US intelligence officials have been aware for years of a network helping al-Zawahiri dodge US intelligence officials hunting for him, but didn't have a bead on his possible location until recent months.
Earlier this year, US officials learned that the terror leader's wife, daughter and her children had relocated to a safe house in Kabul, according to the senior administration official who briefed reporters.
Officials eventually learned al-Zawahiri was also at the Kabul safe house.
In early April, White House deputy national security adviser Jon Finer and Biden's homeland security adviser Elizabeth D. Sherwood-Randall were briefed on this developing intelligence. Soon the intelligence was carried up to National Security Advisor Jake Sullivan.

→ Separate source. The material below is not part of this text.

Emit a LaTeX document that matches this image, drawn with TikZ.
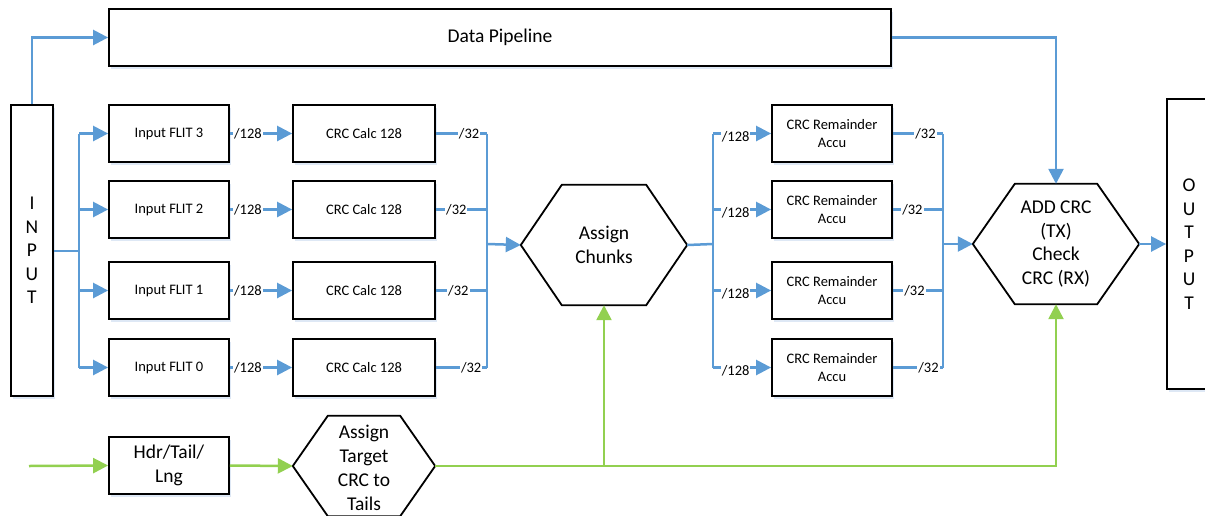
\documentclass[tikz,border=0pt]{standalone}
\usepackage{fontspec}
\setmainfont{Carlito}
\usetikzlibrary{arrows.meta,shadows,calc}
\definecolor{lblue}{RGB}{91,155,213}
\definecolor{lgreen}{RGB}{146,208,80}
\definecolor{shad}{RGB}{190,210,235}
\tikzset{
  box/.style={draw=black, line width=1.8pt, fill=white, inner sep=0pt, align=center,
    font=\fontsize{14.5}{17.5}\selectfont,
    drop shadow={shadow xshift=1.5pt, shadow yshift=-2.5pt, opacity=0.5, fill=shad}},
  bigbox/.style={box, font=\fontsize{19.5}{23.5}\selectfont},
  hexnode/.style={draw=none, inner sep=0pt, align=center, font=\fontsize{19.5}{23.5}\selectfont},
  hexline/.style={draw=black, line width=1.8pt, fill=white, line join=miter},
  hexshadow/.style={fill=shad, opacity=0.5},
  bl/.style={draw=lblue, line width=2.5pt},
  gr/.style={draw=lgreen, line width=2.5pt},
  tip/.style={-{Triangle[length=15pt,width=15pt]}},
  lbl/.style={fill=white, inner sep=1pt, font=\fontsize{14.5}{17}\selectfont, text=black},
}
\newcommand{\hexdraw}[2]{%
  \fill[hexshadow, xshift=1.5pt, yshift=-2.5pt] (#1.west) -- ([xshift=#2]#1.north west) -- ([xshift=-#2]#1.north east) -- (#1.east) -- ([xshift=-#2]#1.south east) -- ([xshift=#2]#1.south west) -- cycle;
  \path[hexline] (#1.west) -- ([xshift=#2]#1.north west) -- ([xshift=-#2]#1.north east) -- (#1.east) -- ([xshift=-#2]#1.south east) -- ([xshift=#2]#1.south west) -- cycle;
}
\begin{document}
\begin{tikzpicture}[x=1pt,y=-1pt]
\useasboundingbox (0,0) rectangle (1205,515);

% main boxes
\node[bigbox, minimum width=782pt, minimum height=57pt] (dp) at (500,37.5) {Data Pipeline};
\node[bigbox, minimum width=42pt, minimum height=291pt] (inp) at (32,250.5) {I\\N\\P\\U\\T};
\node[bigbox, minimum width=44pt, minimum height=290pt] (out) at (1189,244) {O\\U\\T\\P\\U\\T};

\foreach \k/\y in {3/133.5, 2/209.5, 1/290.5, 0/367.5}{
  \node[box, minimum width=120pt, minimum height=57pt] (f\k) at (169,\y) {Input FLIT \k};
  \node[box, minimum width=142pt, minimum height=57pt] (c\k) at (364,\y) {CRC Calc 128};
  \node[box, minimum width=120pt, minimum height=57pt] (r\k) at (832,\y) {CRC Remainder\\Accu};
}
\node[bigbox, minimum width=120pt, minimum height=57pt] (hdr) at (169,465.5) {Hdr/Tail/\\Lng};

% hexagons
\node[hexnode, minimum width=166pt, minimum height=120pt] (ch) at (604,245) {};
\hexdraw{ch}{41pt}
\node[hexnode] at (ch.center) {Assign\\Chunks};
\node[hexnode, minimum width=166pt, minimum height=120pt] (add) at (1056,244) {};
\hexdraw{add}{42pt}
\node[hexnode] at (add.center) {ADD CRC\\(TX)\\Check\\CRC (RX)};
\node[hexnode, minimum width=142pt, minimum height=100pt] (tgt) at (364,466) {};
\hexdraw{tgt}{35pt}
\node[hexnode, font=\fontsize{19.5}{24}\selectfont] at ([yshift=-1.5pt]tgt.center) {Assign\\Target\\CRC to\\Tails};

% coordinates
\coordinate (ib) at (79,251);
\coordinate (cb) at (487,244);
\coordinate (rb) at (713,244);
\coordinate (ob) at (943,244);
\coordinate (gs) at (29,466);

% blue connectors
\draw[bl, tip] (inp.north) |- (dp.west);
\draw[bl] (inp.east |- ib) -- (ib);
\draw[bl] (ib |- f3.west) -- (ib |- f0.west);
\foreach \k in {3,2,1,0}{
  \draw[bl, tip] (ib |- f\k.west) -- (f\k.west);
  \draw[bl, tip] (f\k.east) -- node[lbl, pos=0.29]{/128} (c\k.west);
}
\draw[bl] (c3.east) -- node[lbl, pos=0.65]{/32} (c3.east -| cb);
\draw[bl] (c2.east) -- node[lbl, pos=0.40]{/32} (c2.east -| cb);
\draw[bl] (c1.east) -- node[lbl, pos=0.44]{/32} (c1.east -| cb);
\draw[bl] (c0.east) -- node[lbl, pos=0.69]{/32} (c0.east -| cb);
\draw[bl] (c3.east -| cb) -- (c0.east -| cb);
\draw[bl, tip] (cb) -- (ch.west);

\draw[bl] (ch.east) -- (rb);
\draw[bl] (rb |- r3.west) -- (rb |- r0.west);
\foreach \k in {3,2,1,0}{
  \draw[bl, tip] (rb |- r\k.west) -- node[lbl, pos=0.39, yshift=-3pt]{/128} (r\k.west);
}
\draw[bl] (r3.east) -- node[lbl, pos=0.65]{/32} (r3.east -| ob);
\draw[bl] (r2.east) -- node[lbl, pos=0.39]{/32} (r2.east -| ob);
\draw[bl] (r1.east) -- node[lbl, pos=0.43]{/32} (r1.east -| ob);
\draw[bl] (r0.east) -- node[lbl, pos=0.71]{/32} (r0.east -| ob);
\draw[bl] (r3.east -| ob) -- (r0.east -| ob);
\draw[bl, tip] (ob) -- (add.west);

\draw[bl, tip] (dp.east) -| (add.north);
\draw[bl, tip] (add.east) -- (out.west);

% green connectors
\draw[gr, tip] (gs) -- (hdr.west);
\draw[gr, tip] (hdr.east) -- (tgt.west);
\draw[gr, tip] (tgt.east) -| (add.south);
\draw[gr, tip] (ch.south |- tgt.east) -- (ch.south);
\end{tikzpicture}
\end{document}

Sullivan brought the information to Biden as US intelligence officials built "a pattern of life through multiple independent sources of information to inform the operation," the official said.
Senior Taliban figures were aware of al-Zawahiri's presence in Kabul, according to the official, who added the Taliban government was given no forewarning of the operation.

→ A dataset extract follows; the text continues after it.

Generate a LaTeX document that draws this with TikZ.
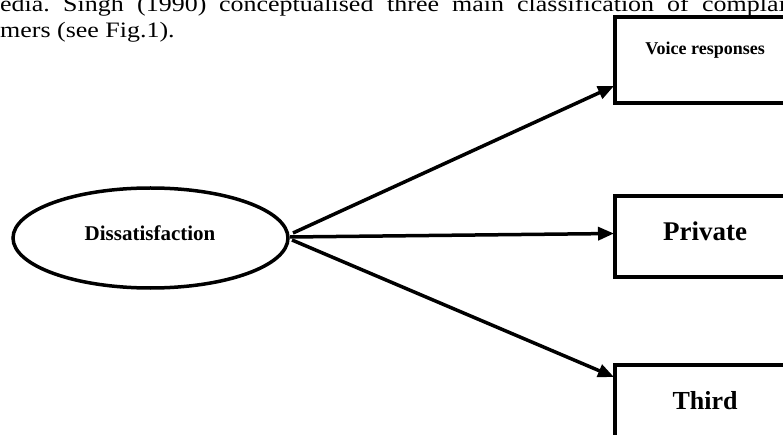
\documentclass[tikz,border=0pt]{standalone}
\usepackage{fontspec}
\setmainfont{Liberation Serif}
\usetikzlibrary{arrows.meta,calc,shapes.geometric}
\newcommand{\bodyword}[1]{\scalebox{1.18}[1]{#1}}
\begin{document}
\begin{tikzpicture}[x=1pt,y=-1pt,
  body/.style={anchor=base west,inner sep=0pt,font=\fontsize{22}{25}\selectfont},
  box/.style={draw,line width=4pt,anchor=north west,inner sep=0pt,outer sep=0pt,minimum width=190pt},
  lab/.style={anchor=base,inner sep=0pt},
  arr/.style={line width=3.5pt,-{Triangle[length=16pt,width=13pt]}}]
\useasboundingbox (0,0) rectangle (783,435);
\clip (0,0) rectangle (783,435);
% running text
\node[body] (w1) at (0,12) {\bodyword{edia.}};
\node[body] (w2) at (63,12) {\bodyword{Singh}};
\node[body] (w3) at (137,12) {\bodyword{(1990)}};
\node[body] (w4) at (219,12) {\bodyword{conceptualised}};
\node[body] (w5) at (387,12) {\bodyword{three}};
\node[body] (w6) at (452,12) {\bodyword{main}};
\node[body] (w7) at (517,12) {\bodyword{classification}};
\node[body] (w8) at (667,12) {\bodyword{of}};
\node[body] (w9) at (702,12) {\bodyword{complai}};
\node[body] (l2) at (0,38) {\bodyword{mers (see Fig.1).}};
% ellipse
\node[draw,ellipse,line width=3.5pt,inner sep=0pt,outer sep=0pt,minimum width=275pt,minimum height=100pt] (dis) at (150.5,238) {};
\node[lab,font=\bfseries\fontsize{21}{24}\selectfont] (dist) at (150,241) {Dissatisfaction};
% boxes
\node[box,minimum height=86pt] (voice) at (615,17) {};
\node[box,minimum height=81pt] (priv) at (615,196) {};
\node[box,minimum height=100pt] (third) at (615,365) {};
\node[lab,font=\bfseries\fontsize{18}{20}\selectfont] (voicet) at (705,55) {Voice responses};
\node[lab,font=\bfseries\fontsize{27}{30}\selectfont] (privt) at (705,241) {Private};
\node[lab,font=\bfseries\fontsize{26}{30}\selectfont] (thirdt) at (705,409) {Third};
% arrows
\draw[arr] ($(dis.east)+(5,-5)$) -- ($(voice.south west)+(-1,-17)$);
\draw[arr] ($(dis.east)+(2,-1)$) -- ($(priv.west)+(-1,-3)$);
\draw[arr] ($(dis.east)+(4,2)$) -- ($(third.north west)+(-1,12)$);
\end{tikzpicture}
\end{document}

Inside the Biden administration, only a small group of officials at key agencies, as well as Vice President Kamala Harris, were brought into the process.
On July 1, Biden was briefed in the Situation Room about the planned operation, a briefing in which the president closely examined a model of the home Zawahiri was hiding out in. He gave his final approval for the operation on Thursday. Al-Zawahiri was standing on the balcony of his hideout when the two Hellfire missiles were launched from an unmanned drone, killing him.
Al-Zawahiri's family was in another part of the house when the operation was carried out, and no one else was believed to have been killed in the operation, the official said.
"We make it clear again tonight: That no matter how long it takes, no matter where you hide, if you are a threat to our people, the United States will find you and take you out," Biden said.